Return the listing below unchanged, minus its pictures.

— Start of INFORMATION SHOWN —

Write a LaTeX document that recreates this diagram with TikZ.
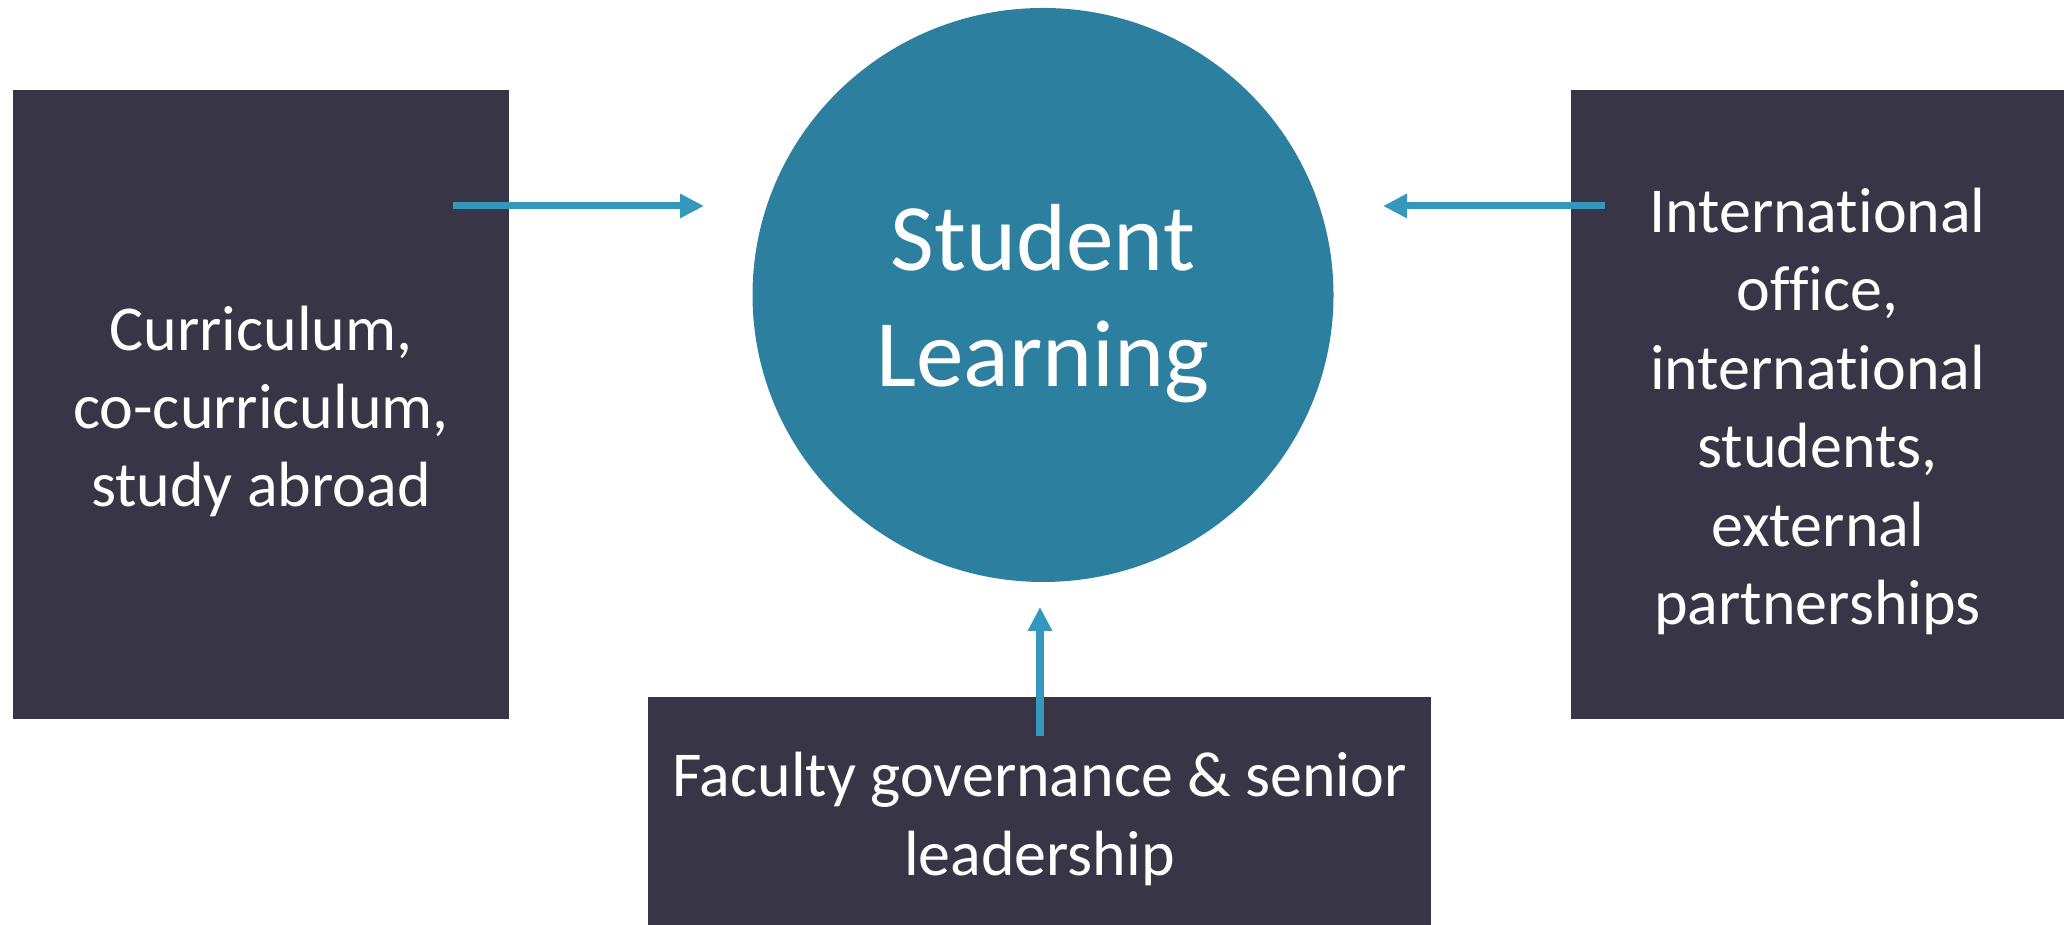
\documentclass[tikz,border=0pt]{standalone}
\usepackage{fontspec}
\setmainfont{Carlito}[Ligatures = NoCommon]
\usepackage{xcolor}
\usepackage{tikz}
\usetikzlibrary{shapes, shapes.geometric, positioning, arrows.meta}
\definecolor{boxdark}{HTML}{383547}
\definecolor{circleblue}{HTML}{2D7F9F}
\definecolor{arrowblue}{HTML}{3597BC}

\begin{document}
\begin{tikzpicture}[
    areabox/.style = {fill = boxdark, inner sep = 0pt},
    areatext/.style = {text = white, align = center, inner sep = 0pt,
        font = \fontsize{18.2}{22.3}\selectfont},
    flow/.style = {line width = 2pt, draw = arrowblue,
        -{Triangle[length = 0.24cm, width = 0.23cm]}}
  ]
    \useasboundingbox (0, 0) rectangle (20.64, 9.25);

    % draw the centre circle
    \node[ellipse, fill = circleblue, inner sep = 0pt,
        minimum width = 5.81cm, minimum height = 5.74cm]
        (learning) at (10.43cm, 6.30cm) {};
    \node[text = white, align = center, inner sep = 0pt,
        font = \fontsize{27.1}{33}\selectfont]
        (learning-text) at ([yshift = -0.09cm]learning.center) {Student\\Learning};

    % draw the three boxes
    \node[areabox, minimum width = 4.96cm, minimum height = 6.29cm]
        (curriculum) at (2.61cm, 5.205cm) {};
    \node[areatext] (curriculum-text) at ([yshift = -0.07cm]curriculum.center)
        {Curriculum,\\co-curriculum,\\study abroad};

    \node[areabox, minimum width = 4.93cm, minimum height = 6.29cm]
        (office) at (18.175cm, 5.205cm) {};
    \node[areatext] (office-text) at ([yshift = -0.07cm]office.center)
        {International\\office,\\international\\students,\\external\\partnerships};

    \node[areabox, minimum width = 7.83cm, minimum height = 2.28cm]
        (faculty) at (10.395cm, 1.14cm) {};
    \node[areatext] (faculty-text) at ([yshift = -0.08cm]faculty.center)
        {Faculty governance \& senior\\leadership};


    % arrow ends
    \coordinate (curriculum-out) at (4.53cm, 7.19cm);
    \coordinate (learning-left) at (7.04cm, 7.19cm);
    \coordinate (office-out) at (16.05cm, 7.19cm);
    \coordinate (learning-right) at (13.83cm, 7.19cm);
    \coordinate (faculty-out) at (10.40cm, 1.89cm);
    \coordinate (learning-below) at (10.40cm, 3.18cm);

    % draw arrows into the circle
    \draw[flow] (curriculum-out) -- (learning-left);
    \draw[flow] (office-out) -- (learning-right);
    \draw[flow] (faculty-out) -- (learning-below);

\end{tikzpicture}
\end{document}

— End of INFORMATION SHOWN —

* [ANSWER TO THE TASK]:
Write a LaTeX document that recreates this diagram with TikZ.
\documentclass[tikz,border=0pt]{standalone}
\usepackage{fontspec}
\setmainfont{Carlito}[Ligatures = NoCommon]
\usepackage{xcolor}
\usepackage{tikz}
\usetikzlibrary{shapes, shapes.geometric, positioning, arrows.meta}
\definecolor{boxdark}{HTML}{383547}
\definecolor{circleblue}{HTML}{2D7F9F}
\definecolor{arrowblue}{HTML}{3597BC}

\begin{document}
\begin{tikzpicture}[
    areabox/.style = {fill = boxdark, inner sep = 0pt},
    areatext/.style = {text = white, align = center, inner sep = 0pt,
        font = \fontsize{18.2}{22.3}\selectfont},
    flow/.style = {line width = 2pt, draw = arrowblue,
        -{Triangle[length = 0.24cm, width = 0.23cm]}}
  ]
    \useasboundingbox (0, 0) rectangle (20.64, 9.25);

    % draw the centre circle
    \node[ellipse, fill = circleblue, inner sep = 0pt,
        minimum width = 5.81cm, minimum height = 5.74cm]
        (learning) at (10.43cm, 6.30cm) {};
    \node[text = white, align = center, inner sep = 0pt,
        font = \fontsize{27.1}{33}\selectfont]
        (learning-text) at ([yshift = -0.09cm]learning.center) {Student\\Learning};

    % draw the three boxes
    \node[areabox, minimum width = 4.96cm, minimum height = 6.29cm]
        (curriculum) at (2.61cm, 5.205cm) {};
    \node[areatext] (curriculum-text) at ([yshift = -0.07cm]curriculum.center)
        {Curriculum,\\co-curriculum,\\study abroad};

    \node[areabox, minimum width = 4.93cm, minimum height = 6.29cm]
        (office) at (18.175cm, 5.205cm) {};
    \node[areatext] (office-text) at ([yshift = -0.07cm]office.center)
        {International\\office,\\international\\students,\\external\\partnerships};

    \node[areabox, minimum width = 7.83cm, minimum height = 2.28cm]
        (faculty) at (10.395cm, 1.14cm) {};
    \node[areatext] (faculty-text) at ([yshift = -0.08cm]faculty.center)
        {Faculty governance \& senior\\leadership};


    % arrow ends
    \coordinate (curriculum-out) at (4.53cm, 7.19cm);
    \coordinate (learning-left) at (7.04cm, 7.19cm);
    \coordinate (office-out) at (16.05cm, 7.19cm);
    \coordinate (learning-right) at (13.83cm, 7.19cm);
    \coordinate (faculty-out) at (10.40cm, 1.89cm);
    \coordinate (learning-below) at (10.40cm, 3.18cm);

    % draw arrows into the circle
    \draw[flow] (curriculum-out) -- (learning-left);
    \draw[flow] (office-out) -- (learning-right);
    \draw[flow] (faculty-out) -- (learning-below);

\end{tikzpicture}
\end{document}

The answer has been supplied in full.